### Aim of the task
Write only the number of lines holding the string "standalone".

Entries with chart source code

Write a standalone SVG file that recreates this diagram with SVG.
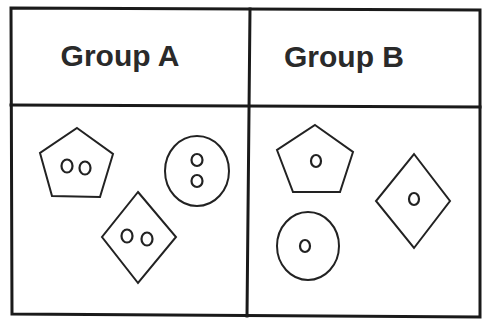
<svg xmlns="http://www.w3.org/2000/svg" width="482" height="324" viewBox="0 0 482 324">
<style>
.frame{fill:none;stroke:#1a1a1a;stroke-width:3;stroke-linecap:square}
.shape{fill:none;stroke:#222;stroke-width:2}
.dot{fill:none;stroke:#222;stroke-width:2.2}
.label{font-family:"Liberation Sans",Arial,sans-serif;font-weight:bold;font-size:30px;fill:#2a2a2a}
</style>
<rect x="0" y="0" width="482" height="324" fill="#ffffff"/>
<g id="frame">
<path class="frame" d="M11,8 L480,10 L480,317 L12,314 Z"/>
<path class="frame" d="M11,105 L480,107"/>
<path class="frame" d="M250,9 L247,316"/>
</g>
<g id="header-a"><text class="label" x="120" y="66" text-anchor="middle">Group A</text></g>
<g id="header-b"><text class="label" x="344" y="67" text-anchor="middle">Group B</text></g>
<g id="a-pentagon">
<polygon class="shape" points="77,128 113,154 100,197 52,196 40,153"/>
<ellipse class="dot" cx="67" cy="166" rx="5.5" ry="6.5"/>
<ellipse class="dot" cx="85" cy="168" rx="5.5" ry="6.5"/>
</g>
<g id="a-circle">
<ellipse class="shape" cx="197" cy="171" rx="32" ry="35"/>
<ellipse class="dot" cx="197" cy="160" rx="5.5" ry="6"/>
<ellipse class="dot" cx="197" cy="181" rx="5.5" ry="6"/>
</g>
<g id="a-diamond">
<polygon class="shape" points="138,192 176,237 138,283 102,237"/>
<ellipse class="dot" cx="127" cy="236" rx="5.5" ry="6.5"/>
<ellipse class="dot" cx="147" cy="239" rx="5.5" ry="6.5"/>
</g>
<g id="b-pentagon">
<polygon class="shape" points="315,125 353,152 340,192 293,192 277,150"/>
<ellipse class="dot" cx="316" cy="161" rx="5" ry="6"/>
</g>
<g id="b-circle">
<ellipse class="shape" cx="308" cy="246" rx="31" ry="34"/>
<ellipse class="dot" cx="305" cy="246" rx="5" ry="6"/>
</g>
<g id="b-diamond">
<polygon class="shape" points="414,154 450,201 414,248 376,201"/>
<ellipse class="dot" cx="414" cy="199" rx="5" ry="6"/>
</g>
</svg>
...
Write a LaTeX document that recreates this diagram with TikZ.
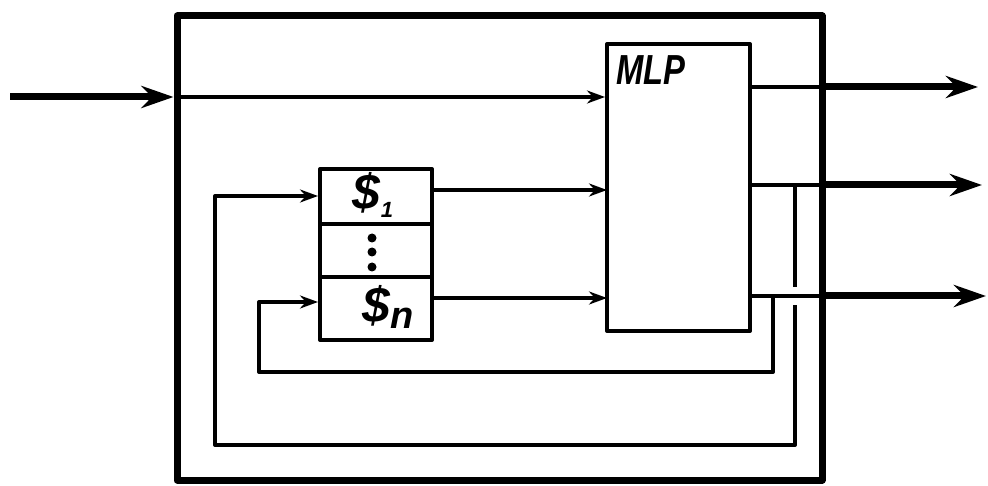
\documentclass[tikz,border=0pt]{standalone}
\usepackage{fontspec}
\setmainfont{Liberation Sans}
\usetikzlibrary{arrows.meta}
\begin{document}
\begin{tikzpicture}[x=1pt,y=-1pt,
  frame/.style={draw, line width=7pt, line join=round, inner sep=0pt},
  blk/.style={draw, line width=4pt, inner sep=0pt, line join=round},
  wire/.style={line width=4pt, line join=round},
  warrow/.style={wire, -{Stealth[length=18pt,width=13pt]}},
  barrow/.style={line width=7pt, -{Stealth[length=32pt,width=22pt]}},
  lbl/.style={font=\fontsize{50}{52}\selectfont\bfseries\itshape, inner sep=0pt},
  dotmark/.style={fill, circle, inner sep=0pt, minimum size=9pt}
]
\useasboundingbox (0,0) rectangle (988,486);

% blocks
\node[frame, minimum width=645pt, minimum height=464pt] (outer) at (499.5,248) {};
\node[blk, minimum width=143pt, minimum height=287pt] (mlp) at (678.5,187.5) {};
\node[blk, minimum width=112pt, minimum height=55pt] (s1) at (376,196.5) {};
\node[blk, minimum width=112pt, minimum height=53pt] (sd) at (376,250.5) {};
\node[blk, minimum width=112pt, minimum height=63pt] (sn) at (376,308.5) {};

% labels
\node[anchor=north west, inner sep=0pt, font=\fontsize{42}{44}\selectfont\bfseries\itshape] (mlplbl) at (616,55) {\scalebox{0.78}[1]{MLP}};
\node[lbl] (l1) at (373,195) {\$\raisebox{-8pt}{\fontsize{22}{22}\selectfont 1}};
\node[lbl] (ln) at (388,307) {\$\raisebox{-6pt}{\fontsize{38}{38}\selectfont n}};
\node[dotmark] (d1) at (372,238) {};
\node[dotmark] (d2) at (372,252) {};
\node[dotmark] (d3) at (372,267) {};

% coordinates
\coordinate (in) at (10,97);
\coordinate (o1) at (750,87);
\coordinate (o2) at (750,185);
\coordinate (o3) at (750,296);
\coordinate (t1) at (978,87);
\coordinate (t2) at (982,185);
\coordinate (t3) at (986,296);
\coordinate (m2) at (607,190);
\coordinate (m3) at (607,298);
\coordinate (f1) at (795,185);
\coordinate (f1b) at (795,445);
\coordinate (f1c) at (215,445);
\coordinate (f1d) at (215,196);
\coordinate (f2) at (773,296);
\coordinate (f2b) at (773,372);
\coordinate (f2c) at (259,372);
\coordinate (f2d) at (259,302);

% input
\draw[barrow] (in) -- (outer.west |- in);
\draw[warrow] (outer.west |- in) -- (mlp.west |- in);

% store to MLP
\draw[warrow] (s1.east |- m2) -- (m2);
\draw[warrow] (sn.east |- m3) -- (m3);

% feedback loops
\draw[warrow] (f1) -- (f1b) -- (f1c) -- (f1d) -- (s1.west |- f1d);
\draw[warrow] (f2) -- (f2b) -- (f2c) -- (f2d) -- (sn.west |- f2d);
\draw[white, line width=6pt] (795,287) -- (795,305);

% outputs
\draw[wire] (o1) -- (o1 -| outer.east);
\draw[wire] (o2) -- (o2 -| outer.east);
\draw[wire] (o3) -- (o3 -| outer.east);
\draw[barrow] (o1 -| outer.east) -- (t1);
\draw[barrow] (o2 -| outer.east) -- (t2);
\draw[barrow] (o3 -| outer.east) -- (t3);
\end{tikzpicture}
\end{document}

### Expected answer
2